Giving private investors an opportunity to invest in the provision of mental health social services and make money from them could have disastrous consequences, the Methodist Mission says.

The Government set aside $28.8 million in Budget 2015 for four social bond programmes - the first of which would expand on a pilot delivering employment services to people with mental health conditions.

Methodist Mission Southern director Laura Black expressed grave concerns about the initiative.

''I think possible impacts range from none at all to quite disastrous. It's quite concerning.''

She said under the system, the Government would contract out social services work to non-government organisations which would provide the services using money from investors.

Investors, ranging from private individuals to banks, would provide the money by buying social bonds.

If performance targets were met, the Government would pay back investors their original investment, plus an extra amount on top, she said.

''But if the service is not successful, the investor takes a bath - the investors are essentially underwriting the service provision and if they don't meet some of the targets, the Government claws back some of the money.''

She believed it would be costly for the taxpayer as well.

The Government was introducing a profit element to social services and health funding, as well as the additional cost of having to create an intermediary that brought together what the Government wanted to purchase, and the investor who was looking to make a profit out of the delivery of the services.

''So they're adding these two costs - the cost of profit or interest for the investor, and the cost of an additional administration structure - into an environment where funding is fixed and minimal.

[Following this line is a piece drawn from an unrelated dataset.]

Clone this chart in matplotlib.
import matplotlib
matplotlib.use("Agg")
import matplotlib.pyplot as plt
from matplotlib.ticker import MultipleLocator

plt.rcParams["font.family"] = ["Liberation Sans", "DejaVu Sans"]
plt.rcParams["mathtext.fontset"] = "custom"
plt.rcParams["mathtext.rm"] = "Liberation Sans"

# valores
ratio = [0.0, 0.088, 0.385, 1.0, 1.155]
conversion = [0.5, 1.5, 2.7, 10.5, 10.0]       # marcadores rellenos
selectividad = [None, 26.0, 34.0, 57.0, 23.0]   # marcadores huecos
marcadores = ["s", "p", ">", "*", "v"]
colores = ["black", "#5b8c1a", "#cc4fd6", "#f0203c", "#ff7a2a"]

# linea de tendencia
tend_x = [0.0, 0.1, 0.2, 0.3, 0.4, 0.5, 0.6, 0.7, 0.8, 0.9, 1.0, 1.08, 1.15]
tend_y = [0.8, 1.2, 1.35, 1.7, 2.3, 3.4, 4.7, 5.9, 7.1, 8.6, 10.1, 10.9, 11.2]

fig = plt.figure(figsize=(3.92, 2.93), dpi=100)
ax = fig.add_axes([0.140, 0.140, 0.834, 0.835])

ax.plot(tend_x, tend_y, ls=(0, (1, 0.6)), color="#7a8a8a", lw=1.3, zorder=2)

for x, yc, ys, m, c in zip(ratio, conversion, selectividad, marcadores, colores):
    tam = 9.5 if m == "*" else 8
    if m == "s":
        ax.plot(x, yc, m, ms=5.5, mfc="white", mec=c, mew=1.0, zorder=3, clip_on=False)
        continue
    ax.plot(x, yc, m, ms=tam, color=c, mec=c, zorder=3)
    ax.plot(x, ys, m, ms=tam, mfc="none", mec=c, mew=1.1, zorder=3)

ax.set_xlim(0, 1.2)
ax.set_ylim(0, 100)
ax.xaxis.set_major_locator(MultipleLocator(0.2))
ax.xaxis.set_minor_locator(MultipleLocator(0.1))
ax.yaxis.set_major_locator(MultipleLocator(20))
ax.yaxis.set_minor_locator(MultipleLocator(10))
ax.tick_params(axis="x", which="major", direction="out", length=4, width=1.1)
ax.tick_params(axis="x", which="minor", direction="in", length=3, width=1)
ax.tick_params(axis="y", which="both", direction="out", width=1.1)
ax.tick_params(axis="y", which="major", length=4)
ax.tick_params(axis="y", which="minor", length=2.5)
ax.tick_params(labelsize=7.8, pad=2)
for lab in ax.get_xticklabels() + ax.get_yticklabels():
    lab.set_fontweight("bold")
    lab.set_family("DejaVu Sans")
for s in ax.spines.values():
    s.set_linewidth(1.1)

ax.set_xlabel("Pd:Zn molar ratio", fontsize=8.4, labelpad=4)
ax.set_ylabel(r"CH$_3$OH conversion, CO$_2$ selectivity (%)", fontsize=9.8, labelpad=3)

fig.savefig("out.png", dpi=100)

''. . . And here they are going to take out another chunk [of funding] for a structure that has been tried, to very mixed results, on a limited scale in the USA and the UK.''

She said there was no reliable evidence suggesting it would improve delivery.

''It just makes it loads more complicated and it adds new cost structures.

''I find it deeply frustrating when we pick up, as a country, failed ideas from overseas.''

Labour deputy leader and health spokeswoman Annette King agreed.

She said the Government was using some of the country's most vulnerable citizens as guinea pigs against official advice from the Department of Internal Affairs and in the absence of international evidence.

''The programme is likely to undermine existing NGOs and may force them to work with private equity investors in future.

''The risks associated with this are huge.

''In order to meet targets, the focus is likely to be on the `easier-to-help', not the more `difficult' - read expensive - clients.

''When it goes wrong, it will be the taxpayer once again picking up the tab.''

Finance Minister Bill English said social bonds would become another tool in the Government's social investment approach, which aimed to improve the lives and prospects of the most vulnerable New Zealanders.

''Where we succeed, there are opportunities to help people fulfil their potential, a chance to break intergenerational cycles of dependency and, in the long term, potential savings for taxpayers.

''So social bonds are a consistent fit with our wider social investment approach which aims to better understand both the drivers and risks of social dysfunction and where we can have the greatest impact in improving people's lives.

''If social bonds can help do that, we're willing to try them.''

Health Minister Jonathan Coleman said for some people with mental health issues, being supported and encouraged to achieve employment, was an important part of their treatment and ongoing care.

''In addition, this social bond will support the Better Public Service (BPS) target of significantly reducing long-term benefit dependency by 2017.''

Details of how the mental health social bond would be structured, and which organisations would be involved, were still to be agreed by Cabinet, he said.

The next social bond would focus on either lowering reoffending rates, or helping people manage long-term health conditions, he said.